Supplied data
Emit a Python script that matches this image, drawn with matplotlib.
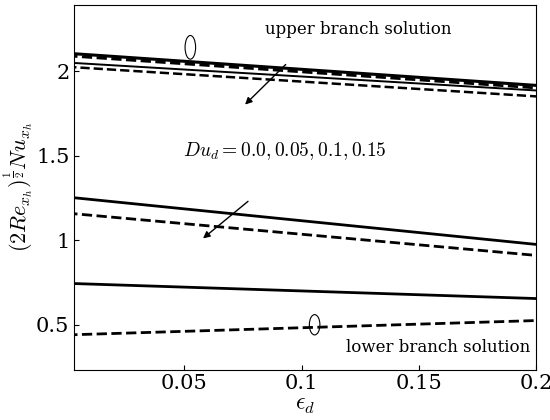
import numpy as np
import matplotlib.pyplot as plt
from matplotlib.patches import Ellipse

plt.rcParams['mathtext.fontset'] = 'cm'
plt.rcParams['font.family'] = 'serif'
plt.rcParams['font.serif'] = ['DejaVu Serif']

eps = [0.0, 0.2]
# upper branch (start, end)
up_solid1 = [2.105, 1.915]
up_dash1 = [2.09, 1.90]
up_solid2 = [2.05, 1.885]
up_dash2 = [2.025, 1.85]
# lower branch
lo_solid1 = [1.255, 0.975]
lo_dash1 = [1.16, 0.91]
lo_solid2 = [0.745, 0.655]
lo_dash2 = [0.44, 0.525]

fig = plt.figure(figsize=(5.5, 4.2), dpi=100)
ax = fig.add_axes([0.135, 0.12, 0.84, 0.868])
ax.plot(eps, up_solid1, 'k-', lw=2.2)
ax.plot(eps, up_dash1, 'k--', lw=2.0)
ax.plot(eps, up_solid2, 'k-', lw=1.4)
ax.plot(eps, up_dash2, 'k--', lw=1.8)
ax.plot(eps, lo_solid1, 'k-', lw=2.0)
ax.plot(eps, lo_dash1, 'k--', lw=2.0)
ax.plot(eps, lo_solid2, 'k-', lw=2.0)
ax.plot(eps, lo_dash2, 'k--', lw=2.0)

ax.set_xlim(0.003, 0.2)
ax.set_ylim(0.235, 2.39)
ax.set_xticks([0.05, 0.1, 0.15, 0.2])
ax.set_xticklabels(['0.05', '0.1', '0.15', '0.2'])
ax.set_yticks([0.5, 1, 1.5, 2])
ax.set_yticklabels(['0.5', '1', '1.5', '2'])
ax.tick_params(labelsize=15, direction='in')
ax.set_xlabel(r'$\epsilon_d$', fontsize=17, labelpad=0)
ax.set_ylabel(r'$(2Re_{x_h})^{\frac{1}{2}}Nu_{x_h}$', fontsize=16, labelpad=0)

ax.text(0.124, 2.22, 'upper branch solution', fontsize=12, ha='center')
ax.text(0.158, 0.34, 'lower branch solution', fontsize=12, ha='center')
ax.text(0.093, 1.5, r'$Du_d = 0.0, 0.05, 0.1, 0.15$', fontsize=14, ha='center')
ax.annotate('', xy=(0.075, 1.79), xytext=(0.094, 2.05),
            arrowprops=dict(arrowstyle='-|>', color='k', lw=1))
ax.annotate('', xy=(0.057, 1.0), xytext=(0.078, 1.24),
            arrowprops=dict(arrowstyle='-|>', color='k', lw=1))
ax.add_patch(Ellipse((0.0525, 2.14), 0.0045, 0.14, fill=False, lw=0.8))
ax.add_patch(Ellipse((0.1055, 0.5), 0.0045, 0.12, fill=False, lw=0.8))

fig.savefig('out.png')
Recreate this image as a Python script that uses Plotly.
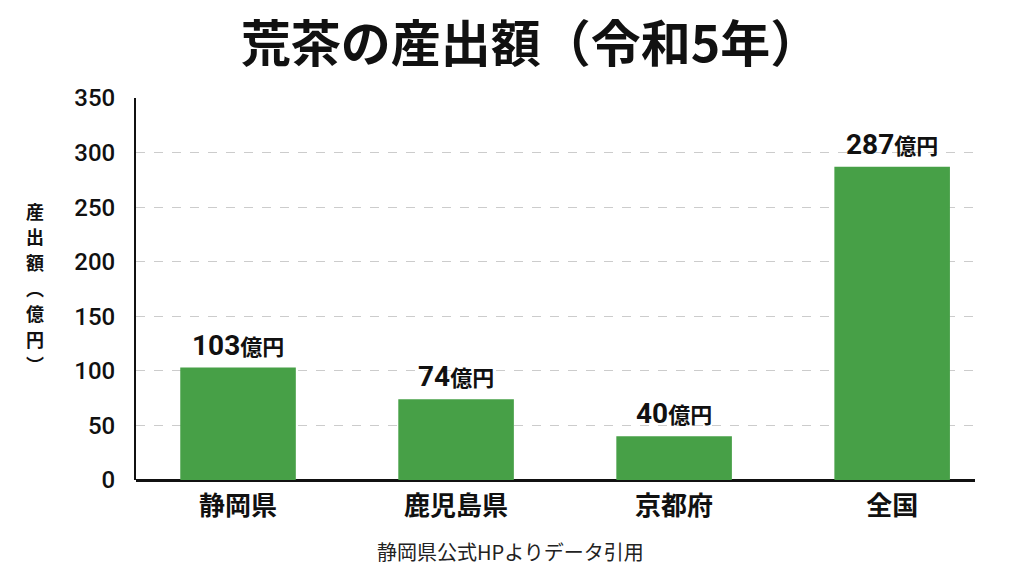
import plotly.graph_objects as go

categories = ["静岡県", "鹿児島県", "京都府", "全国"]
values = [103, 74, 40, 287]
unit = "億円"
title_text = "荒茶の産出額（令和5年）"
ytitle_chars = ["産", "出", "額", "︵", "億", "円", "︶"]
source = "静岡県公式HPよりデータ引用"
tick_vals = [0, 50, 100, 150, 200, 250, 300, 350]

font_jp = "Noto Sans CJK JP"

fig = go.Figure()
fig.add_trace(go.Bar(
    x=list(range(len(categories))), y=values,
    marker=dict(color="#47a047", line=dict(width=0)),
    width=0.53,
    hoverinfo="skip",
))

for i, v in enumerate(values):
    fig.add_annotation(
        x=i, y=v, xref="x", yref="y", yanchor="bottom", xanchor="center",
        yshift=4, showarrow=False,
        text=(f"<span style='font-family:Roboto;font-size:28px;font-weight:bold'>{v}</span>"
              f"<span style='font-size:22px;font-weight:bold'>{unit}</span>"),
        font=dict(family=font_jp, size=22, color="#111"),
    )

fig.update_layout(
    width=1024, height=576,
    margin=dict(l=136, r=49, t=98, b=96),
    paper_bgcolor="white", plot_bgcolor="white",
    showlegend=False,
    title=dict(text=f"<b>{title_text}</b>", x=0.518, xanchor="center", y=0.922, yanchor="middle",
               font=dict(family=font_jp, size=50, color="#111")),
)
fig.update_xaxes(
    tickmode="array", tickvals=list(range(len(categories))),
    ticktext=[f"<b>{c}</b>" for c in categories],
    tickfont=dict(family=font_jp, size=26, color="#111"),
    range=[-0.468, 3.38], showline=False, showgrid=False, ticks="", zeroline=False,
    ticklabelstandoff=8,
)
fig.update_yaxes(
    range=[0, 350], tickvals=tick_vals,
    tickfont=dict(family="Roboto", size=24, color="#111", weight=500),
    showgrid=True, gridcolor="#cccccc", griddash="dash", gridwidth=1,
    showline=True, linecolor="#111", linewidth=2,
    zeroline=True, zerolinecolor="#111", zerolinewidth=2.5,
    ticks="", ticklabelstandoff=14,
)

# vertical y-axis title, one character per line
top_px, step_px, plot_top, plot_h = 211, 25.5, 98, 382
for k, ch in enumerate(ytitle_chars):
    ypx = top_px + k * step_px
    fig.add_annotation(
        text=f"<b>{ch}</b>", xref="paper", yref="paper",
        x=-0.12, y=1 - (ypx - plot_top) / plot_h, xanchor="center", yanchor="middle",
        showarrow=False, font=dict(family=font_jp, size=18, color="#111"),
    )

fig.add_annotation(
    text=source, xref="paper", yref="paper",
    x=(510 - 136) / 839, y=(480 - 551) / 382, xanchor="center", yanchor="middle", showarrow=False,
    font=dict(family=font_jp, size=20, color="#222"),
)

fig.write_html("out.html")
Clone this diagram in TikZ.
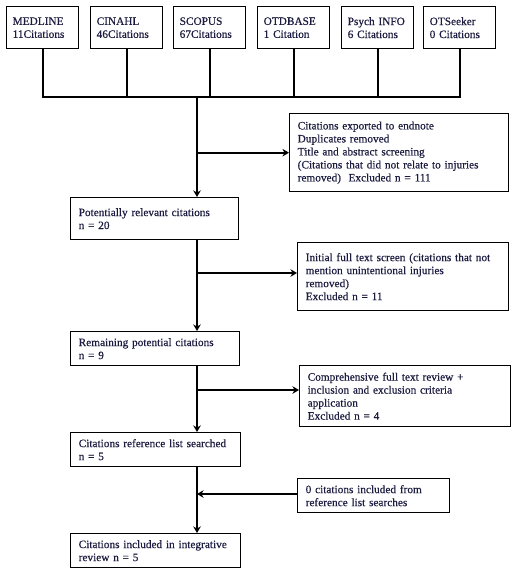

Written instruction
Each record above should come back exactly the same, only without its pictures.

Expected output
Emit a Python script that matches this image, drawn with matplotlib.
import numpy as np
import matplotlib.pyplot as plt
from matplotlib.patches import Ellipse

plt.rcParams['mathtext.fontset'] = 'cm'
plt.rcParams['font.family'] = 'serif'
plt.rcParams['font.serif'] = ['DejaVu Serif']

eps = [0.0, 0.2]
# upper branch (start, end)
up_solid1 = [2.105, 1.915]
up_dash1 = [2.09, 1.90]
up_solid2 = [2.05, 1.885]
up_dash2 = [2.025, 1.85]
# lower branch
lo_solid1 = [1.255, 0.975]
lo_dash1 = [1.16, 0.91]
lo_solid2 = [0.745, 0.655]
lo_dash2 = [0.44, 0.525]

fig = plt.figure(figsize=(5.5, 4.2), dpi=100)
ax = fig.add_axes([0.135, 0.12, 0.84, 0.868])
ax.plot(eps, up_solid1, 'k-', lw=2.2)
ax.plot(eps, up_dash1, 'k--', lw=2.0)
ax.plot(eps, up_solid2, 'k-', lw=1.4)
ax.plot(eps, up_dash2, 'k--', lw=1.8)
ax.plot(eps, lo_solid1, 'k-', lw=2.0)
ax.plot(eps, lo_dash1, 'k--', lw=2.0)
ax.plot(eps, lo_solid2, 'k-', lw=2.0)
ax.plot(eps, lo_dash2, 'k--', lw=2.0)

ax.set_xlim(0.003, 0.2)
ax.set_ylim(0.235, 2.39)
ax.set_xticks([0.05, 0.1, 0.15, 0.2])
ax.set_xticklabels(['0.05', '0.1', '0.15', '0.2'])
ax.set_yticks([0.5, 1, 1.5, 2])
ax.set_yticklabels(['0.5', '1', '1.5', '2'])
ax.tick_params(labelsize=15, direction='in')
ax.set_xlabel(r'$\epsilon_d$', fontsize=17, labelpad=0)
ax.set_ylabel(r'$(2Re_{x_h})^{\frac{1}{2}}Nu_{x_h}$', fontsize=16, labelpad=0)

ax.text(0.124, 2.22, 'upper branch solution', fontsize=12, ha='center')
ax.text(0.158, 0.34, 'lower branch solution', fontsize=12, ha='center')
ax.text(0.093, 1.5, r'$Du_d = 0.0, 0.05, 0.1, 0.15$', fontsize=14, ha='center')
ax.annotate('', xy=(0.075, 1.79), xytext=(0.094, 2.05),
            arrowprops=dict(arrowstyle='-|>', color='k', lw=1))
ax.annotate('', xy=(0.057, 1.0), xytext=(0.078, 1.24),
            arrowprops=dict(arrowstyle='-|>', color='k', lw=1))
ax.add_patch(Ellipse((0.0525, 2.14), 0.0045, 0.14, fill=False, lw=0.8))
ax.add_patch(Ellipse((0.1055, 0.5), 0.0045, 0.12, fill=False, lw=0.8))

fig.savefig('out.png')
Recreate this image as a Python script that uses Plotly.
import plotly.graph_objects as go

categories = ["静岡県", "鹿児島県", "京都府", "全国"]
values = [103, 74, 40, 287]
unit = "億円"
title_text = "荒茶の産出額（令和5年）"
ytitle_chars = ["産", "出", "額", "︵", "億", "円", "︶"]
source = "静岡県公式HPよりデータ引用"
tick_vals = [0, 50, 100, 150, 200, 250, 300, 350]

font_jp = "Noto Sans CJK JP"

fig = go.Figure()
fig.add_trace(go.Bar(
    x=list(range(len(categories))), y=values,
    marker=dict(color="#47a047", line=dict(width=0)),
    width=0.53,
    hoverinfo="skip",
))

for i, v in enumerate(values):
    fig.add_annotation(
        x=i, y=v, xref="x", yref="y", yanchor="bottom", xanchor="center",
        yshift=4, showarrow=False,
        text=(f"<span style='font-family:Roboto;font-size:28px;font-weight:bold'>{v}</span>"
              f"<span style='font-size:22px;font-weight:bold'>{unit}</span>"),
        font=dict(family=font_jp, size=22, color="#111"),
    )

fig.update_layout(
    width=1024, height=576,
    margin=dict(l=136, r=49, t=98, b=96),
    paper_bgcolor="white", plot_bgcolor="white",
    showlegend=False,
    title=dict(text=f"<b>{title_text}</b>", x=0.518, xanchor="center", y=0.922, yanchor="middle",
               font=dict(family=font_jp, size=50, color="#111")),
)
fig.update_xaxes(
    tickmode="array", tickvals=list(range(len(categories))),
    ticktext=[f"<b>{c}</b>" for c in categories],
    tickfont=dict(family=font_jp, size=26, color="#111"),
    range=[-0.468, 3.38], showline=False, showgrid=False, ticks="", zeroline=False,
    ticklabelstandoff=8,
)
fig.update_yaxes(
    range=[0, 350], tickvals=tick_vals,
    tickfont=dict(family="Roboto", size=24, color="#111", weight=500),
    showgrid=True, gridcolor="#cccccc", griddash="dash", gridwidth=1,
    showline=True, linecolor="#111", linewidth=2,
    zeroline=True, zerolinecolor="#111", zerolinewidth=2.5,
    ticks="", ticklabelstandoff=14,
)

# vertical y-axis title, one character per line
top_px, step_px, plot_top, plot_h = 211, 25.5, 98, 382
for k, ch in enumerate(ytitle_chars):
    ypx = top_px + k * step_px
    fig.add_annotation(
        text=f"<b>{ch}</b>", xref="paper", yref="paper",
        x=-0.12, y=1 - (ypx - plot_top) / plot_h, xanchor="center", yanchor="middle",
        showarrow=False, font=dict(family=font_jp, size=18, color="#111"),
    )

fig.add_annotation(
    text=source, xref="paper", yref="paper",
    x=(510 - 136) / 839, y=(480 - 551) / 382, xanchor="center", yanchor="middle", showarrow=False,
    font=dict(family=font_jp, size=20, color="#222"),
)

fig.write_html("out.html")
Clone this diagram in TikZ.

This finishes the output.